DATA LINES:
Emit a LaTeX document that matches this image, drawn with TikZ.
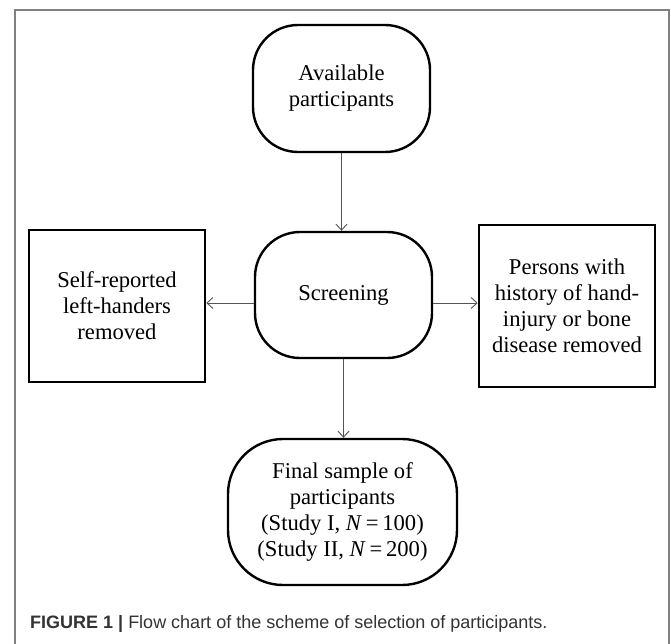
\documentclass[tikz,border=0pt]{standalone}
\usepackage{fontspec}
\setmainfont{Liberation Serif}
\newfontfamily\capfont{Liberation Sans}
\usetikzlibrary{arrows.meta}
\definecolor{framegray}{HTML}{808080}
\definecolor{arrgray}{HTML}{555555}
\definecolor{captext}{HTML}{333333}
\tikzset{
  boxtext/.style={font=\fontsize{22.6}{26}\selectfont, align=center, inner sep=0pt},
  roundbox/.style={boxtext, draw=black, line width=2.4pt, rounded corners=45pt},
  squarebox/.style={boxtext, draw=black, line width=2.6pt},
  arr/.style={draw=arrgray, line width=0.9pt, -{Straight Barb[length=6pt,width=11pt,line width=0.9pt]}}
}
\begin{document}
\begin{tikzpicture}[x=1pt,y=-1pt]
\useasboundingbox (0,0) rectangle (671,643);
\fill[white] (0,0) rectangle (671,643);
\draw[framegray, line width=1.6pt] (15,650) -- (15,10) -- (669,10) -- (669,650);

\node[roundbox, minimum width=177pt, minimum height=127pt] (a) at (341.5,88.5) {Available\\participants};
\node[roundbox, minimum width=177pt, minimum height=126pt] (s) at (343.5,295) {Screening};
\node[roundbox, rounded corners=55pt, minimum width=229pt, minimum height=146pt] (f) at (342.5,512) {Final sample of\\participants\\(Study I, \textit{N}\,=\,100)\\(Study II, \textit{N}\,=\,200)};
\node[squarebox, minimum width=176pt, minimum height=152pt] (l) at (117,306) {Self-reported\\left-handers\\removed};
\node[squarebox, minimum width=176pt, minimum height=162pt] (r) at (567,306) {Persons with\\history of hand-\\injury or bone\\disease removed};

\draw[arr] (a.south) -- (a.south |- s.north);
\draw[arr] (s.south) -- (s.south |- f.north);
\draw[arr] ([yshift=-8pt]s.west) -- ([yshift=-8pt]s.west -| l.east);
\draw[arr] ([yshift=-8pt]s.east) -- ([yshift=-8pt]s.east -| r.west);

\node[anchor=west, inner sep=0pt, text=captext, font=\capfont\fontsize{18}{22}\selectfont] (cap) at (30,624) {\textbf{FIGURE 1 |} Flow chart of the scheme of selection of participants.};
\end{tikzpicture}
\end{document}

DIRECTIVE: Using the data above, say how many lines include "with". No other reply is needed.

OUTPUT OF THE TASK: 2